Canadian Tax Agency Will Collect New Taxes That Haven’t Become Law Yet
Liberal government needs the additional money to cover the deficit
(via The Daily Bell)
In the Canadian federal budget this past April, the Trudeau Liberals introduced a new capital gains inclusion rate, hiking it from 50% to 66% (to be clear, this doesn’t make the amount of taxes paid on capital gains 66%, it raises the taxable amount of a capital gain to the new level).
For example: let’s say that a sale on a small business produces a capital gain of one million dollars – instead of having your tax rate applied against half of it, it would henceforth be applied against two-thirds of it.

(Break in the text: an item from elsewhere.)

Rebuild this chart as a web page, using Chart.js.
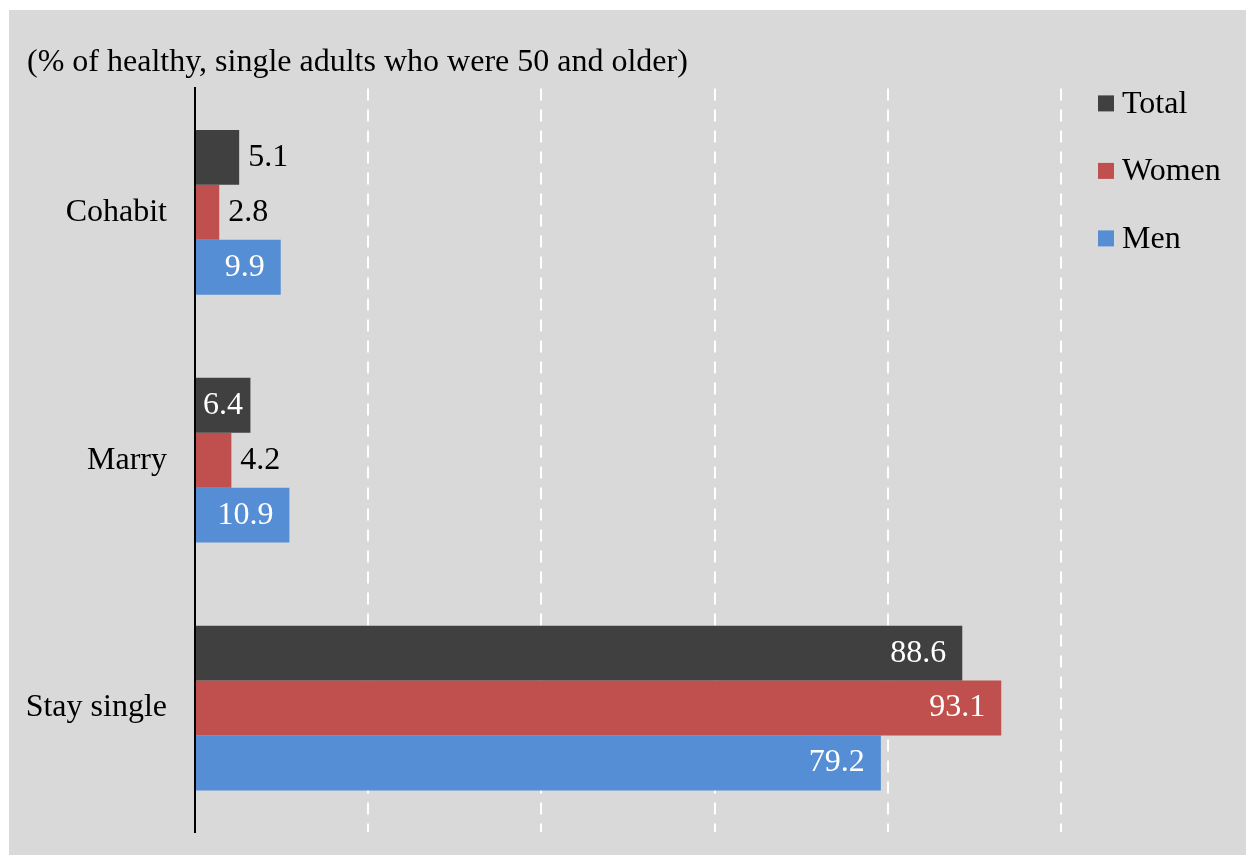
<!DOCTYPE html>
<html>
<head>
<meta charset="utf-8">
<script src="https://cdn.jsdelivr.net/npm/chart.js@4/dist/chart.umd.min.js"></script>
<style>
  html, body { margin: 0; padding: 0; background: #fff; overflow: hidden; }
  #chart { position: absolute; left: 9px; top: 10px; display: block; background: #d9d9d9; }
</style>
</head>
<body>
<canvas id="chart" width="1237" height="845"></canvas>
<script>
'use strict';

/* DATA */
const categories = ['Cohabit', 'Marry', 'Stay single'];
const totalVals = [5.1, 6.4, 88.6];
const womenVals = [2.8, 4.2, 93.1];
const menVals = [9.9, 10.9, 79.2];
const seriesNames = ['Total', 'Women', 'Men'];
const seriesColors = ['#404040', '#c0504d', '#558ed5'];
const titleText = '(% of healthy, single adults who were 50 and older)';

const FONT = "'Liberation Serif', 'Times New Roman', serif";

/* value labels: inside (white) when they fit, else just outside (black) */
const barLabels = {
  id: 'barLabels',
  afterDatasetsDraw(chart) {
    const ctx = chart.ctx;
    ctx.save();
    ctx.font = '32px ' + FONT;
    ctx.textBaseline = 'middle';
    chart.data.datasets.forEach((ds, di) => {
      chart.getDatasetMeta(di).data.forEach((bar, i) => {
        const txt = ds.data[i].toFixed(1);
        const tw = ctx.measureText(txt).width;
        const w = bar.x - bar.base;
        if (tw + 12 <= w) {
          let right = bar.x - 16;
          if (right - tw < bar.base + 7) right = bar.base + 7 + tw;
          ctx.fillStyle = '#fff';
          ctx.textAlign = 'right';
          ctx.fillText(txt, right, bar.y);
        } else {
          ctx.fillStyle = '#000';
          ctx.textAlign = 'left';
          ctx.fillText(txt, bar.x + 9, bar.y);
        }
      });
    });
    ctx.restore();
  }
};

/* legend drawn to the right of the plot */
const sideLegend = {
  id: 'sideLegend',
  afterDraw(chart) {
    const ctx = chart.ctx;
    const a = chart.chartArea;
    ctx.save();
    ctx.font = '32px ' + FONT;
    ctx.textBaseline = 'middle';
    ctx.textAlign = 'left';
    chart.data.datasets.forEach((ds, i) => {
      const y = a.top + 15 + i * 67.5;
      const x = a.right + 37;
      ctx.fillStyle = ds.backgroundColor;
      ctx.fillRect(x, y - 8, 16, 16);
      ctx.fillStyle = '#000';
      ctx.fillText(ds.label, x + 24, y + 1);
    });
    ctx.restore();
  }
};

const allVals = [totalVals, womenVals, menVals];

new Chart(document.getElementById('chart'), {
  type: 'bar',
  data: {
    labels: categories,
    datasets: seriesNames.map((name, i) => ({
      label: name,
      data: allVals[i],
      backgroundColor: seriesColors[i],
      categoryPercentage: 0.665,
      barPercentage: 1.0
    }))
  },
  options: {
    indexAxis: 'y',
    responsive: false,
    animation: false,
    layout: { padding: { left: 18, right: 185, top: 0, bottom: 23 } },
    plugins: {
      legend: { display: false },
      tooltip: { enabled: false },
      title: {
        display: true,
        text: titleText,
        align: 'start',
        color: '#000',
        font: { family: FONT, size: 32, weight: 'normal' },
        padding: { top: 33, bottom: 7 }
      }
    },
    scales: {
      x: {
        min: 0,
        max: 100,
        ticks: { display: false, stepSize: 20 },
        grid: {
          drawTicks: false,
          lineWidth: 2,
          color: c => (c.tick && c.tick.value === 0 ? 'rgba(0,0,0,0)' : '#ffffff')
        },
        border: { display: false, dash: [12, 9] },
        afterFit: s => { s.height = 0; }
      },
      y: {
        ticks: { color: '#000', font: { family: FONT, size: 32 }, padding: 28 },
        grid: { display: false, drawTicks: false },
        border: { display: true, color: '#000', width: 2 },
        afterFit: s => { s.width = 168; s.paddingTop = 0; s.paddingBottom = 0; }
      }
    }
  },
  plugins: [barLabels, sideLegend]
});
</script>
</body>
</html>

So in our hypothetical case, a small business owner sells a company they spent their life building and gets a million bucks (after allowable exemptions) off the table:
Under the old rate = $1,000,000 X 50% inclusion rate X 53% (top tax rate in Canada) = $265,000 in taxes.
Under the new rate it comes out to $349,000 in taxes.
It’s enough of a difference to change the retirement calculations for a lot of people and I do remember a flurry of M&A activity as some Canadian business owners and property investors decided this was their cue to realize their sweat equity before the new rate kicked in (which was supposedly in June).
For many it was the final straw from the most small business, family business and farm hostile government in Canadian history.